Transcribe each record below word for word.

Figure scripts
— Begin —
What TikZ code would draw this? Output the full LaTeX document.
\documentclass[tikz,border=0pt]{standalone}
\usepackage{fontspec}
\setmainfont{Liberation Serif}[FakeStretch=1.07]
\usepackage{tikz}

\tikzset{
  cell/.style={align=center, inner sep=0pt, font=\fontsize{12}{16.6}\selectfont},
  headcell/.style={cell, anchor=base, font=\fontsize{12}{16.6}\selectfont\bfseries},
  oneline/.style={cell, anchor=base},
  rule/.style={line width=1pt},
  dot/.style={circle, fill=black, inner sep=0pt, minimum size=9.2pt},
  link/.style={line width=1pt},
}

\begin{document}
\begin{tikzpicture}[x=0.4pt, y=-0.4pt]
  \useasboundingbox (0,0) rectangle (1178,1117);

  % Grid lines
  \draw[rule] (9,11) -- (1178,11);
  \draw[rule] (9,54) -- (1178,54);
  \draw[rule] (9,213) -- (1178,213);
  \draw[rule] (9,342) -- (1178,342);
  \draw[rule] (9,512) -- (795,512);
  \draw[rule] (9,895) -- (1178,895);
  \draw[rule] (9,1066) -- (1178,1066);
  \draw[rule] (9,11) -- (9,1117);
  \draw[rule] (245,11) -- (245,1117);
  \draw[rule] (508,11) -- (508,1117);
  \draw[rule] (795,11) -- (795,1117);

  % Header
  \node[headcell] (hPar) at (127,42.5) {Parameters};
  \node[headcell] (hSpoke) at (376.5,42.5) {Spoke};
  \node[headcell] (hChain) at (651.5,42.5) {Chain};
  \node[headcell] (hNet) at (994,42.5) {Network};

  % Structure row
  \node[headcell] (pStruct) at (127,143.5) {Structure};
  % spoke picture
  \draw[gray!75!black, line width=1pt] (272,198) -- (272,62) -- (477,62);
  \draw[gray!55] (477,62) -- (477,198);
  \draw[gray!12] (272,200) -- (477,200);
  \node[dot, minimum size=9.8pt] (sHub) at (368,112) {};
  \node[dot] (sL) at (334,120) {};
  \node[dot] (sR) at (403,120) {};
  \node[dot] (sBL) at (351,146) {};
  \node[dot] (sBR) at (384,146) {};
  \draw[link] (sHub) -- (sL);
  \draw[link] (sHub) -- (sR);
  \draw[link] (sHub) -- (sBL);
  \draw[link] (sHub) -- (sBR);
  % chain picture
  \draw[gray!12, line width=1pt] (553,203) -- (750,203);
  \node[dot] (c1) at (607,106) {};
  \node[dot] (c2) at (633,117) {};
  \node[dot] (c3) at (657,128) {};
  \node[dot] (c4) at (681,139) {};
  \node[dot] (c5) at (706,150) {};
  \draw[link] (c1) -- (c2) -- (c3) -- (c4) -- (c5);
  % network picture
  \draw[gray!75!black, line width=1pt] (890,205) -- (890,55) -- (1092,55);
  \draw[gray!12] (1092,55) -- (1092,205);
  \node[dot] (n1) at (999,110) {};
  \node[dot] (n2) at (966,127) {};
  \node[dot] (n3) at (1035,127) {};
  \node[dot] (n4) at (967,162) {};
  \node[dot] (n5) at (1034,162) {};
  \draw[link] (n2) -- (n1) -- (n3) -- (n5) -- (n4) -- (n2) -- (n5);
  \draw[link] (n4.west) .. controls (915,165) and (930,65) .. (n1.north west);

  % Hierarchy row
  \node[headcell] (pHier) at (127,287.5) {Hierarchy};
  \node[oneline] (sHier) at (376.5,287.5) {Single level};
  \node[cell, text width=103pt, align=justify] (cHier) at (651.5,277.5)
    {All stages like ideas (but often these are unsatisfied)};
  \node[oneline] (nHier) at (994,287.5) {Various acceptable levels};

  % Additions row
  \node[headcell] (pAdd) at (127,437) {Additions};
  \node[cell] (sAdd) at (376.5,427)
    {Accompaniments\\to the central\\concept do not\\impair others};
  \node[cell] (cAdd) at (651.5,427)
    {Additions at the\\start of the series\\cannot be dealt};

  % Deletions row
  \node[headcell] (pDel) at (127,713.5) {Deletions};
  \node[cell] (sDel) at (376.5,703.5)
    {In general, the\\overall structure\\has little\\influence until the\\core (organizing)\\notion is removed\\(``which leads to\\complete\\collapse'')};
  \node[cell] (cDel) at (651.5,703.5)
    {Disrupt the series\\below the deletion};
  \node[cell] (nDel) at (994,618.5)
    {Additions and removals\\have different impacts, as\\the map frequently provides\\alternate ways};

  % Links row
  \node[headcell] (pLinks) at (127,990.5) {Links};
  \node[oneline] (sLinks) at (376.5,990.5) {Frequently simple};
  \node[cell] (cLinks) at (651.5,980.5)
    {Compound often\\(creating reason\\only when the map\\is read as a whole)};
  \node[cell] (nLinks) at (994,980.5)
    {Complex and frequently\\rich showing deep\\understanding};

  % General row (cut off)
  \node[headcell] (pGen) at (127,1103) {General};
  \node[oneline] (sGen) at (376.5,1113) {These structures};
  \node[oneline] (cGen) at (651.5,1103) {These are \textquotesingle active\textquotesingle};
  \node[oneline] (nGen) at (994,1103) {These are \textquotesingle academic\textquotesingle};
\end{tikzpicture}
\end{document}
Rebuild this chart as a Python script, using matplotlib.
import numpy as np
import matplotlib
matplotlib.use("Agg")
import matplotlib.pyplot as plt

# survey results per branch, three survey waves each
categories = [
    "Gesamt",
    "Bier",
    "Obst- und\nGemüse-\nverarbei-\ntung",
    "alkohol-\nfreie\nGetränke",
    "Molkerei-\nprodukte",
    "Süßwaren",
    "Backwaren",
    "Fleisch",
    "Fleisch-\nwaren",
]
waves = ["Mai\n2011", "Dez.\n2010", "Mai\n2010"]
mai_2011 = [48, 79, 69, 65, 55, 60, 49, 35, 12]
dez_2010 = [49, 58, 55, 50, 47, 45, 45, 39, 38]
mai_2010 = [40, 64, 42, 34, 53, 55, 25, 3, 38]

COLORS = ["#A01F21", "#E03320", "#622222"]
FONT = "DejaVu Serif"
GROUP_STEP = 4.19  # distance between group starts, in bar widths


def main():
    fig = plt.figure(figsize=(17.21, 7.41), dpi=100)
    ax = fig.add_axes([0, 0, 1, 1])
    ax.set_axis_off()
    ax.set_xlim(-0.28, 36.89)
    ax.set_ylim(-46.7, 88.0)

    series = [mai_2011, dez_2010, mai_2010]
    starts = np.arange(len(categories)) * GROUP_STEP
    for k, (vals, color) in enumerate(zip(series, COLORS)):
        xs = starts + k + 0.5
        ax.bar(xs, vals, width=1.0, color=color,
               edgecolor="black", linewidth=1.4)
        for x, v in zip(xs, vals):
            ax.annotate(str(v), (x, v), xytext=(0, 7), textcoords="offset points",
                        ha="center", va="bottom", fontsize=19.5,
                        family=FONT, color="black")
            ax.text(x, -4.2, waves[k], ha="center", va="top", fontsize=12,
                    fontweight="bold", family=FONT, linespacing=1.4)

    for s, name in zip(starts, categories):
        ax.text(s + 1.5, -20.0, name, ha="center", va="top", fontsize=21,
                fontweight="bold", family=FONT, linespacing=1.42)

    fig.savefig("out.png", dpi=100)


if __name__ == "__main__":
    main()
— End —
FULL ANSWER:
What TikZ code would draw this? Output the full LaTeX document.
\documentclass[tikz,border=0pt]{standalone}
\usepackage{fontspec}
\setmainfont{Liberation Serif}[FakeStretch=1.07]
\usepackage{tikz}

\tikzset{
  cell/.style={align=center, inner sep=0pt, font=\fontsize{12}{16.6}\selectfont},
  headcell/.style={cell, anchor=base, font=\fontsize{12}{16.6}\selectfont\bfseries},
  oneline/.style={cell, anchor=base},
  rule/.style={line width=1pt},
  dot/.style={circle, fill=black, inner sep=0pt, minimum size=9.2pt},
  link/.style={line width=1pt},
}

\begin{document}
\begin{tikzpicture}[x=0.4pt, y=-0.4pt]
  \useasboundingbox (0,0) rectangle (1178,1117);

  % Grid lines
  \draw[rule] (9,11) -- (1178,11);
  \draw[rule] (9,54) -- (1178,54);
  \draw[rule] (9,213) -- (1178,213);
  \draw[rule] (9,342) -- (1178,342);
  \draw[rule] (9,512) -- (795,512);
  \draw[rule] (9,895) -- (1178,895);
  \draw[rule] (9,1066) -- (1178,1066);
  \draw[rule] (9,11) -- (9,1117);
  \draw[rule] (245,11) -- (245,1117);
  \draw[rule] (508,11) -- (508,1117);
  \draw[rule] (795,11) -- (795,1117);

  % Header
  \node[headcell] (hPar) at (127,42.5) {Parameters};
  \node[headcell] (hSpoke) at (376.5,42.5) {Spoke};
  \node[headcell] (hChain) at (651.5,42.5) {Chain};
  \node[headcell] (hNet) at (994,42.5) {Network};

  % Structure row
  \node[headcell] (pStruct) at (127,143.5) {Structure};
  % spoke picture
  \draw[gray!75!black, line width=1pt] (272,198) -- (272,62) -- (477,62);
  \draw[gray!55] (477,62) -- (477,198);
  \draw[gray!12] (272,200) -- (477,200);
  \node[dot, minimum size=9.8pt] (sHub) at (368,112) {};
  \node[dot] (sL) at (334,120) {};
  \node[dot] (sR) at (403,120) {};
  \node[dot] (sBL) at (351,146) {};
  \node[dot] (sBR) at (384,146) {};
  \draw[link] (sHub) -- (sL);
  \draw[link] (sHub) -- (sR);
  \draw[link] (sHub) -- (sBL);
  \draw[link] (sHub) -- (sBR);
  % chain picture
  \draw[gray!12, line width=1pt] (553,203) -- (750,203);
  \node[dot] (c1) at (607,106) {};
  \node[dot] (c2) at (633,117) {};
  \node[dot] (c3) at (657,128) {};
  \node[dot] (c4) at (681,139) {};
  \node[dot] (c5) at (706,150) {};
  \draw[link] (c1) -- (c2) -- (c3) -- (c4) -- (c5);
  % network picture
  \draw[gray!75!black, line width=1pt] (890,205) -- (890,55) -- (1092,55);
  \draw[gray!12] (1092,55) -- (1092,205);
  \node[dot] (n1) at (999,110) {};
  \node[dot] (n2) at (966,127) {};
  \node[dot] (n3) at (1035,127) {};
  \node[dot] (n4) at (967,162) {};
  \node[dot] (n5) at (1034,162) {};
  \draw[link] (n2) -- (n1) -- (n3) -- (n5) -- (n4) -- (n2) -- (n5);
  \draw[link] (n4.west) .. controls (915,165) and (930,65) .. (n1.north west);

  % Hierarchy row
  \node[headcell] (pHier) at (127,287.5) {Hierarchy};
  \node[oneline] (sHier) at (376.5,287.5) {Single level};
  \node[cell, text width=103pt, align=justify] (cHier) at (651.5,277.5)
    {All stages like ideas (but often these are unsatisfied)};
  \node[oneline] (nHier) at (994,287.5) {Various acceptable levels};

  % Additions row
  \node[headcell] (pAdd) at (127,437) {Additions};
  \node[cell] (sAdd) at (376.5,427)
    {Accompaniments\\to the central\\concept do not\\impair others};
  \node[cell] (cAdd) at (651.5,427)
    {Additions at the\\start of the series\\cannot be dealt};

  % Deletions row
  \node[headcell] (pDel) at (127,713.5) {Deletions};
  \node[cell] (sDel) at (376.5,703.5)
    {In general, the\\overall structure\\has little\\influence until the\\core (organizing)\\notion is removed\\(``which leads to\\complete\\collapse'')};
  \node[cell] (cDel) at (651.5,703.5)
    {Disrupt the series\\below the deletion};
  \node[cell] (nDel) at (994,618.5)
    {Additions and removals\\have different impacts, as\\the map frequently provides\\alternate ways};

  % Links row
  \node[headcell] (pLinks) at (127,990.5) {Links};
  \node[oneline] (sLinks) at (376.5,990.5) {Frequently simple};
  \node[cell] (cLinks) at (651.5,980.5)
    {Compound often\\(creating reason\\only when the map\\is read as a whole)};
  \node[cell] (nLinks) at (994,980.5)
    {Complex and frequently\\rich showing deep\\understanding};

  % General row (cut off)
  \node[headcell] (pGen) at (127,1103) {General};
  \node[oneline] (sGen) at (376.5,1113) {These structures};
  \node[oneline] (cGen) at (651.5,1103) {These are \textquotesingle active\textquotesingle};
  \node[oneline] (nGen) at (994,1103) {These are \textquotesingle academic\textquotesingle};
\end{tikzpicture}
\end{document}
Rebuild this chart as a Python script, using matplotlib.
import numpy as np
import matplotlib
matplotlib.use("Agg")
import matplotlib.pyplot as plt

# survey results per branch, three survey waves each
categories = [
    "Gesamt",
    "Bier",
    "Obst- und\nGemüse-\nverarbei-\ntung",
    "alkohol-\nfreie\nGetränke",
    "Molkerei-\nprodukte",
    "Süßwaren",
    "Backwaren",
    "Fleisch",
    "Fleisch-\nwaren",
]
waves = ["Mai\n2011", "Dez.\n2010", "Mai\n2010"]
mai_2011 = [48, 79, 69, 65, 55, 60, 49, 35, 12]
dez_2010 = [49, 58, 55, 50, 47, 45, 45, 39, 38]
mai_2010 = [40, 64, 42, 34, 53, 55, 25, 3, 38]

COLORS = ["#A01F21", "#E03320", "#622222"]
FONT = "DejaVu Serif"
GROUP_STEP = 4.19  # distance between group starts, in bar widths


def main():
    fig = plt.figure(figsize=(17.21, 7.41), dpi=100)
    ax = fig.add_axes([0, 0, 1, 1])
    ax.set_axis_off()
    ax.set_xlim(-0.28, 36.89)
    ax.set_ylim(-46.7, 88.0)

    series = [mai_2011, dez_2010, mai_2010]
    starts = np.arange(len(categories)) * GROUP_STEP
    for k, (vals, color) in enumerate(zip(series, COLORS)):
        xs = starts + k + 0.5
        ax.bar(xs, vals, width=1.0, color=color,
               edgecolor="black", linewidth=1.4)
        for x, v in zip(xs, vals):
            ax.annotate(str(v), (x, v), xytext=(0, 7), textcoords="offset points",
                        ha="center", va="bottom", fontsize=19.5,
                        family=FONT, color="black")
            ax.text(x, -4.2, waves[k], ha="center", va="top", fontsize=12,
                    fontweight="bold", family=FONT, linespacing=1.4)

    for s, name in zip(starts, categories):
        ax.text(s + 1.5, -20.0, name, ha="center", va="top", fontsize=21,
                fontweight="bold", family=FONT, linespacing=1.42)

    fig.savefig("out.png", dpi=100)


if __name__ == "__main__":
    main()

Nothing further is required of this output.